Game theory is a branch of mathematics that provides a framework for analysing what choices rational individuals will make, when the outcome ("payoff") depends on both their choice and the choices of other "players".

Game theory has many applications in economics and and some in finance - it has uses in exchange rate theory, for example.

A simple example of how game theory works is given by the prisoners' dilemma game. This is a hypothetical situation in which two criminals caught by the police may each confess and give evidence against the other. The possibilities are:

- If neither confesses both will face a minor charge that carries a one year prison sentence.
- If one confesses and the other does not, the one who confesses will go free, the other can expect to be convicted and get a 10 year prison sentence.
- If both confess, both will go to prison, but will receive more lenient (say 5 year) sentences.

A game theorist will represent the possibilities as a strategic form game:

Player A | |||

Co-operate | Defect | ||

Player B | Co-operate | -1,-1 | 0,-10 |

Defect | -10, 0 | -5,-5 |

It is obvious that the two players (the prisoners) will be best off if they both "cooperate" (try to help each other), as they will then both receive light sentences.

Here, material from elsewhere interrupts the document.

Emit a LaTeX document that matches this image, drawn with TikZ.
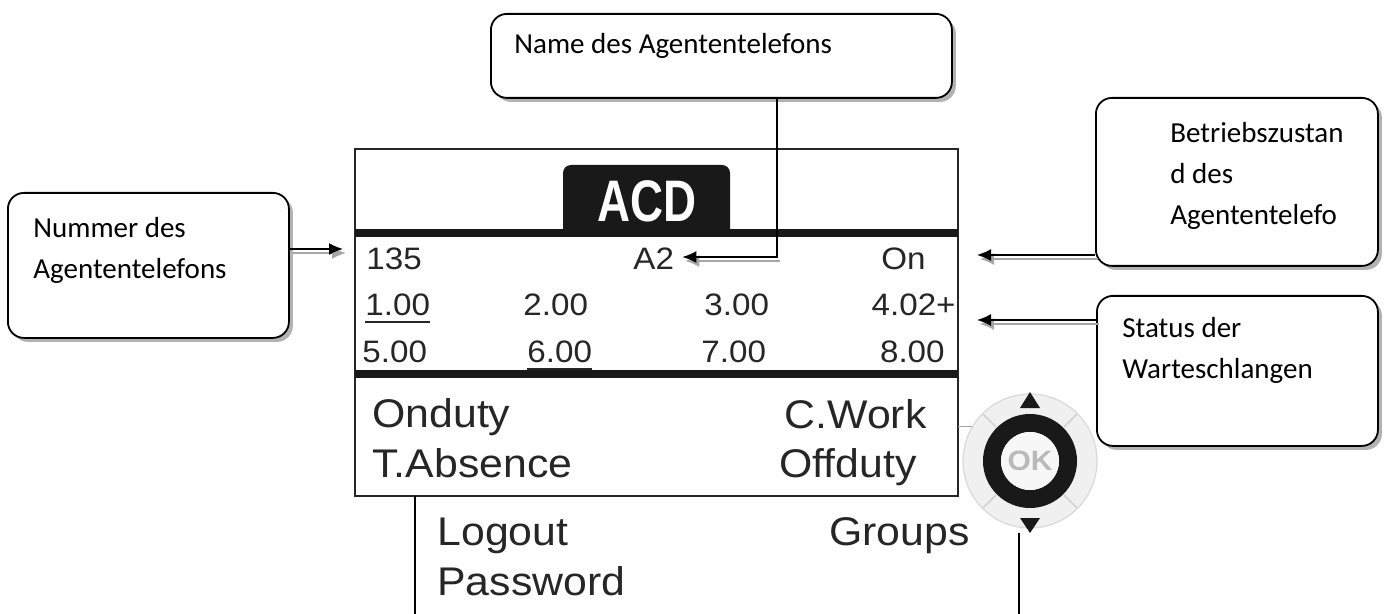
\documentclass[tikz,border=0pt]{standalone}
\usepackage{fontspec}
\newfontfamily\callfont{Carlito}
\newfontfamily\lcdfont[FakeStretch=1.07]{Liberation Sans}
\newfontfamily\tabfont[FakeStretch=0.78]{Liberation Sans}
\usetikzlibrary{positioning, shadows, arrows.meta}

\tikzstyle{callout} = [rectangle, rounded corners=8pt,
draw=black,
line width=0.9pt,
fill=white,
anchor=north west,
drop shadow={shadow xshift=2pt, shadow yshift=-2pt, fill=gray!60, opacity=1}]
\tikzstyle{calltext} = [inner sep=0pt, align=left,
font=\callfont\fontsize{14.5}{20.5}\selectfont]
\tikzstyle{lcd} = [inner sep=0pt, text=black!85,
font=\lcdfont\fontsize{20}{24}\selectfont]
\tikzstyle{lcdnum} = [inner sep=0pt, text=black!85,
font=\lcdfont\fontsize{15.5}{18}\selectfont]
\tikzstyle{arrow} = [line width=0.75pt, -{Latex[length=7pt,width=6pt]}]
\tikzstyle{arrowshadow} = [arrow, gray!70,
transform canvas={shift={(1.5pt,-2pt)}}]

\begin{document}
\begin{tikzpicture}[x=0.5pt, y=-0.5pt]
\useasboundingbox (0,0) rectangle (1384,614);

% display
\draw[line width=0.8pt, black!85] (355,149) rectangle (958,496);
\fill[black!90, rounded corners=4pt] (563,237) -- (563,165) -- (730,165) -- (730,237) -- cycle;
\draw[line width=4pt, black!90] (355,233) -- (958,233);
\draw[line width=4pt, black!90] (355,374) -- (958,374);
\node (acd) [inner sep=0pt, text=white, anchor=base,
  font=\tabfont\bfseries\fontsize{29.3}{30}\selectfont] at (647,222) {ACD};

\node (num) [lcdnum, anchor=base west] at (366,270) {135};
\node (a2) [lcdnum, anchor=base west] at (633,270) {A2};
\node (on) [lcdnum, anchor=base east] at (926,270) {On};

\node (q1) [lcdnum, anchor=base west] at (365,315) {1.00};
\node (q2) [lcdnum, anchor=base west] at (523,315) {2.00};
\node (q3) [lcdnum, anchor=base west] at (704,315) {3.00};
\node (q4) [lcdnum, anchor=base east] at (956,315) {4.02+};
\node (q5) [lcdnum, anchor=base west] at (362,362) {5.00};
\node (q6) [lcdnum, anchor=base west] at (527,362) {6.00};
\node (q7) [lcdnum, anchor=base west] at (701,362) {7.00};
\node (q8) [lcdnum, anchor=base east] at (945,362) {8.00};
\draw[line width=1pt, black!85] ([yshift=-3.5pt]q1.base west) -- ([yshift=-3.5pt]q1.base east);
\draw[line width=1pt, black!85] ([yshift=-3.5pt]q6.base west) -- ([yshift=-3.5pt]q6.base east);

\node (onduty) [lcd, anchor=base west] at (372,427) {Onduty};
\node (tabsence) [lcd, anchor=base west] at (372,477) {T.Absence};
\node (cwork) [lcd, anchor=base east] at (927,428) {C.Work};
\node (offduty) [lcd, anchor=base east] at (917,477) {Offduty};
\node (logout) [lcd, anchor=base west] at (437,545) {Logout};
\node (password) [lcd, anchor=base west] at (437,595) {Password};
\node (groups) [lcd, anchor=base east] at (970,545) {Groups};

% navigator
\node (nav) [circle, fill=gray!12, draw=gray!30, line width=0.6pt,
  minimum size=67pt, inner sep=0pt] at (1030,461) {};
\draw[line width=9pt, black!90] (nav.center) circle[radius=19pt];
\foreach \a in {45,135,225,315}
  \draw[gray!35, line width=0.8pt] (nav.center) ++(\a:24pt) -- ++(\a:9pt);
\node (ok) [circle, fill=gray!6, minimum size=29pt, inner sep=0pt, text=gray!55,
  font=\lcdfont\bfseries\fontsize{14}{14}\selectfont] at (nav.center) {OK};
\fill[black!90] (1020,408) -- (1030,392) -- (1040,408) -- cycle;
\fill[black!90] (1020,518) -- (1030,533) -- (1040,518) -- cycle;

\draw[line width=0.6pt] (415,496) -- (415,614);
\draw[line width=0.6pt] (1019,533) -- (1019,614);
\draw[gray!70, line width=0.5pt] (958,426) -- (972,426);

% callouts
\node (num_box) [callout, minimum width=140.5pt, minimum height=72.5pt] at (7,192) {};
\node (num_lbl) [calltext, below right=12.5pt and 13pt of num_box.north west]
  {Nummer des\\Agententelefons};

\node (name_box) [callout, minimum width=230.5pt, minimum height=42pt] at (490,13) {};
\node (name_lbl) [calltext, below right=10pt and 12pt of name_box.north west]
  {Name des Agententelefons};

\node (mode_box) [callout, minimum width=141pt, minimum height=84pt] at (1095,97) {};
\node (mode_lbl) [calltext, below right=12.5pt and 37.5pt of mode_box.north west]
  {Betriebszustan\\d des\\Agententelefo};

\node (queue_box) [callout, minimum width=140.5pt, minimum height=75pt] at (1096,295) {};
\node (queue_lbl) [calltext, below right=11pt and 13pt of queue_box.north west]
  {Status der\\Warteschlangen};

\coordinate (num_tip) at (343,249);
\coordinate (mode_tip) at (977,255);
\coordinate (queue_tip) at (977,320);
\coordinate (name_bend) at (777,257);

\draw[arrowshadow] (num_box.east |- num_tip) -- (num_tip);
\draw[arrow] (num_box.east |- num_tip) -- (num_tip);
\draw[arrowshadow] (mode_box.west |- mode_tip) -- (mode_tip);
\draw[arrow] (mode_box.west |- mode_tip) -- (mode_tip);
\draw[arrowshadow] (queue_box.west |- queue_tip) -- (queue_tip);
\draw[arrow] (queue_box.west |- queue_tip) -- (queue_tip);
\draw[arrowshadow, shorten >=4pt] (name_bend) -- (name_bend -| a2.east);
\draw[arrow, shorten >=4pt] (name_bend |- name_box.south) -- (name_bend) -- (name_bend -| a2.east);

\end{tikzpicture}
\end{document}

However, from the point of view of each player, he or she is better off if he or she defects regardless of what the other player does. The strategy of defecting dominates the alternative.

The result is that, assuming rational and non-altruistic players, they both defect.

There are game theory analyses that take account of cooperation. These are cooperative game theory, the use of which is less common that non-cooperative game theory.

Simple dominance is only one possibility. Another common outcome in economics and financial economics is a Nash equilibrium.